SUPPLIED MATERIAL
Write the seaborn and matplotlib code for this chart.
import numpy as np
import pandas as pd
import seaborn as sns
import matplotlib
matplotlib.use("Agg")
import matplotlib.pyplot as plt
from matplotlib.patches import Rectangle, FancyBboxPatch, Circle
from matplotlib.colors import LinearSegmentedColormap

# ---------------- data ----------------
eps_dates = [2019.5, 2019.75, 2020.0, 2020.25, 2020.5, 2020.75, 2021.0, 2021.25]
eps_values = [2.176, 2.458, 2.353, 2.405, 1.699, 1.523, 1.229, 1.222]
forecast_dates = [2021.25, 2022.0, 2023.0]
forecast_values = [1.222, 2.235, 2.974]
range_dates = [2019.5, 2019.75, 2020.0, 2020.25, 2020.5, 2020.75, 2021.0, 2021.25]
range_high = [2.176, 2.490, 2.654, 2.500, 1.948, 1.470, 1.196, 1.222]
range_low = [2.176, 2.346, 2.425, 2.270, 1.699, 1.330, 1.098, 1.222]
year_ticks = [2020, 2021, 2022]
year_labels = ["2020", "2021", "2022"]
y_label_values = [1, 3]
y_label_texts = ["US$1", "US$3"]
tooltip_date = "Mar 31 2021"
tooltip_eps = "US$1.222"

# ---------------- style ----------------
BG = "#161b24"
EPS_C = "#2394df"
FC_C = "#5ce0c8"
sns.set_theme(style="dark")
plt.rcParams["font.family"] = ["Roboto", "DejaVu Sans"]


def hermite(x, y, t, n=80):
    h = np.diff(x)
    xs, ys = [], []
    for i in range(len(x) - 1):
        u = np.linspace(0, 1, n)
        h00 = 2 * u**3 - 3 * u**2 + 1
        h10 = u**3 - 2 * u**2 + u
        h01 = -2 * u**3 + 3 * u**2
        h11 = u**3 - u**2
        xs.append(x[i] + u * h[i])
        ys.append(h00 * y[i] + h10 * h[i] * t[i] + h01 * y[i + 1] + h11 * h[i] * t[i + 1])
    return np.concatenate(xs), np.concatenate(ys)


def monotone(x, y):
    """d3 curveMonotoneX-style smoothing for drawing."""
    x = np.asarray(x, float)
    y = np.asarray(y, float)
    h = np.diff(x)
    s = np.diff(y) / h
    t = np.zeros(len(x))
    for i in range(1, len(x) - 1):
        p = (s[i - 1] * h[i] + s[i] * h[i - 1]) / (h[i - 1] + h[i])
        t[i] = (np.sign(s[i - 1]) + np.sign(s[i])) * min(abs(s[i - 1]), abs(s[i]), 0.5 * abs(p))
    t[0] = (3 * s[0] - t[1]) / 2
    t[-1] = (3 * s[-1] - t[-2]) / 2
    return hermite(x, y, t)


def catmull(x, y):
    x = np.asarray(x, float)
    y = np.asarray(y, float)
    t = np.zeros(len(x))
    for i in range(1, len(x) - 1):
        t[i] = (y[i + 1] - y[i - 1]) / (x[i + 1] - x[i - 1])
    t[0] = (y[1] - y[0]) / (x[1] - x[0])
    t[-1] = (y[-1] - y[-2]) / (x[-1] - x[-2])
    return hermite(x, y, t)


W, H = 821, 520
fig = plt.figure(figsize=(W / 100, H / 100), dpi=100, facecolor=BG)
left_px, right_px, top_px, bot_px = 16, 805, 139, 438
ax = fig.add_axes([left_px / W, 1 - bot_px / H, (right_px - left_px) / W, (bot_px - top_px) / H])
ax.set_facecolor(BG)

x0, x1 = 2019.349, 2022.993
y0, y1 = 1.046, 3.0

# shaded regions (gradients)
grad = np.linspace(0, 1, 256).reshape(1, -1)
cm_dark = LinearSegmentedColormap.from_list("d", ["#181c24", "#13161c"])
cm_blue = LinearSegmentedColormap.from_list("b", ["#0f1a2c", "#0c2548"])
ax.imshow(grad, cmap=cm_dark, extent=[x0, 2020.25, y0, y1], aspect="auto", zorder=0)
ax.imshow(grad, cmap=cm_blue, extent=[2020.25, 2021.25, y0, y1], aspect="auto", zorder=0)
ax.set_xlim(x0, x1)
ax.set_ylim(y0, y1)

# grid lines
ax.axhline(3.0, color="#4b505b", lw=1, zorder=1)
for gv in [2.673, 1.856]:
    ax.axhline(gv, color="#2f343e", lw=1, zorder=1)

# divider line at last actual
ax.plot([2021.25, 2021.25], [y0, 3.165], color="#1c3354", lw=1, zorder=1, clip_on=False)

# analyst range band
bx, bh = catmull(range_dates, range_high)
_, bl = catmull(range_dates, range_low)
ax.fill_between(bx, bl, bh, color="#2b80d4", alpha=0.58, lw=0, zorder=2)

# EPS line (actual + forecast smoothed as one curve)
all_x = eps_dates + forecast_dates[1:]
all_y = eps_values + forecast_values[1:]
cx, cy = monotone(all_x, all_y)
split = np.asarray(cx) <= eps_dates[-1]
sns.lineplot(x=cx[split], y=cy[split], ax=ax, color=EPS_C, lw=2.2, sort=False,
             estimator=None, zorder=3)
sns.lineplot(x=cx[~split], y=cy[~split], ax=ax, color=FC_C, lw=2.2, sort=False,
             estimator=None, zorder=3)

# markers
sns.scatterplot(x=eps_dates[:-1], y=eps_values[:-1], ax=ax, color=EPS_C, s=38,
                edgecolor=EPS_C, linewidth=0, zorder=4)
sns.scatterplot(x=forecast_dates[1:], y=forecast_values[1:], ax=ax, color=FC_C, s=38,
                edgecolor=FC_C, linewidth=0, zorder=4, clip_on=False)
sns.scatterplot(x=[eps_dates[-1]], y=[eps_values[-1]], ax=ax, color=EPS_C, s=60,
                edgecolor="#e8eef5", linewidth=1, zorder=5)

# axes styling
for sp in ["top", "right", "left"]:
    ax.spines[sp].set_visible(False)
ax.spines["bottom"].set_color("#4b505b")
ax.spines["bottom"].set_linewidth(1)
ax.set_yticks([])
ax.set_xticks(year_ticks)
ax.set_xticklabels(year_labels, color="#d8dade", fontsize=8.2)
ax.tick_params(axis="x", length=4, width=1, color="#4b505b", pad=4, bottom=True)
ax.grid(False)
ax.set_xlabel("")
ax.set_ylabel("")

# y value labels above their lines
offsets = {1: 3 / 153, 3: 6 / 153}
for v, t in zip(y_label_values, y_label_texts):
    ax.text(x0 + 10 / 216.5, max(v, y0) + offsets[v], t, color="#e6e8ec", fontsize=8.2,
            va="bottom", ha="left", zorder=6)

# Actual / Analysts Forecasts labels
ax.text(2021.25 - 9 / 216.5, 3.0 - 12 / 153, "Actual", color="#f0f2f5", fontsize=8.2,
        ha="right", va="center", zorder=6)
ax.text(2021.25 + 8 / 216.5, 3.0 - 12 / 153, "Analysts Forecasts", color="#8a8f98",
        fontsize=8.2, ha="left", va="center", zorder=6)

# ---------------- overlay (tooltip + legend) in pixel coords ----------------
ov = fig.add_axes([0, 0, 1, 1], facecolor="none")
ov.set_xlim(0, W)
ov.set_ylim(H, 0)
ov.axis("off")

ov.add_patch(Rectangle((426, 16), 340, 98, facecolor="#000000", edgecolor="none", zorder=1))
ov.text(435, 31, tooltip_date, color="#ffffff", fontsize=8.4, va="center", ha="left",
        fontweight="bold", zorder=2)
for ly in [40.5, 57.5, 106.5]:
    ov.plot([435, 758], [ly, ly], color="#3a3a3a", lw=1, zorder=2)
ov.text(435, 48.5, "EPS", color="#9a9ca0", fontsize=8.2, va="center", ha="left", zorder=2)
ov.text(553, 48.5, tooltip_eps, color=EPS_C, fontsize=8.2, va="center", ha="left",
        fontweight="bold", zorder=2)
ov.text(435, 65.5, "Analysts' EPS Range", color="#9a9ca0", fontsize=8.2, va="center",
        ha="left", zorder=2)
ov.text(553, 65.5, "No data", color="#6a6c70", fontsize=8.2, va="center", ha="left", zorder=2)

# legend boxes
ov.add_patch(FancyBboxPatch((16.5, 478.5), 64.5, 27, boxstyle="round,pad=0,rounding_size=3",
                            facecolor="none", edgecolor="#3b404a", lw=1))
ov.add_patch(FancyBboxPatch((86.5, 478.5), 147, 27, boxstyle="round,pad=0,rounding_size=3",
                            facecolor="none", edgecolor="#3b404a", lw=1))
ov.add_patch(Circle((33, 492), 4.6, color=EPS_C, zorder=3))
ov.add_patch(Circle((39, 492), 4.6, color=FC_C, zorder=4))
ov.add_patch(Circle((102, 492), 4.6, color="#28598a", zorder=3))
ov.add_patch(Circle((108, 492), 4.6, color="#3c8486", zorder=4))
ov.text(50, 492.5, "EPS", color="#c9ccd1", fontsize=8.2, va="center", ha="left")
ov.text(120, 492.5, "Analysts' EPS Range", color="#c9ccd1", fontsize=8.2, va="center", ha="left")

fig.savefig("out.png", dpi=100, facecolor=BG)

WHAT IS BEING ASKED
Print the material above verbatim, first line through the line containing "return np.concatenate(xs), np.concatenate(ys)", both included.

RESPONSE
Write the seaborn and matplotlib code for this chart.
import numpy as np
import pandas as pd
import seaborn as sns
import matplotlib
matplotlib.use("Agg")
import matplotlib.pyplot as plt
from matplotlib.patches import Rectangle, FancyBboxPatch, Circle
from matplotlib.colors import LinearSegmentedColormap

# ---------------- data ----------------
eps_dates = [2019.5, 2019.75, 2020.0, 2020.25, 2020.5, 2020.75, 2021.0, 2021.25]
eps_values = [2.176, 2.458, 2.353, 2.405, 1.699, 1.523, 1.229, 1.222]
forecast_dates = [2021.25, 2022.0, 2023.0]
forecast_values = [1.222, 2.235, 2.974]
range_dates = [2019.5, 2019.75, 2020.0, 2020.25, 2020.5, 2020.75, 2021.0, 2021.25]
range_high = [2.176, 2.490, 2.654, 2.500, 1.948, 1.470, 1.196, 1.222]
range_low = [2.176, 2.346, 2.425, 2.270, 1.699, 1.330, 1.098, 1.222]
year_ticks = [2020, 2021, 2022]
year_labels = ["2020", "2021", "2022"]
y_label_values = [1, 3]
y_label_texts = ["US$1", "US$3"]
tooltip_date = "Mar 31 2021"
tooltip_eps = "US$1.222"

# ---------------- style ----------------
BG = "#161b24"
EPS_C = "#2394df"
FC_C = "#5ce0c8"
sns.set_theme(style="dark")
plt.rcParams["font.family"] = ["Roboto", "DejaVu Sans"]


def hermite(x, y, t, n=80):
    h = np.diff(x)
    xs, ys = [], []
    for i in range(len(x) - 1):
        u = np.linspace(0, 1, n)
        h00 = 2 * u**3 - 3 * u**2 + 1
        h10 = u**3 - 2 * u**2 + u
        h01 = -2 * u**3 + 3 * u**2
        h11 = u**3 - u**2
        xs.append(x[i] + u * h[i])
        ys.append(h00 * y[i] + h10 * h[i] * t[i] + h01 * y[i + 1] + h11 * h[i] * t[i + 1])
    return np.concatenate(xs), np.concatenate(ys)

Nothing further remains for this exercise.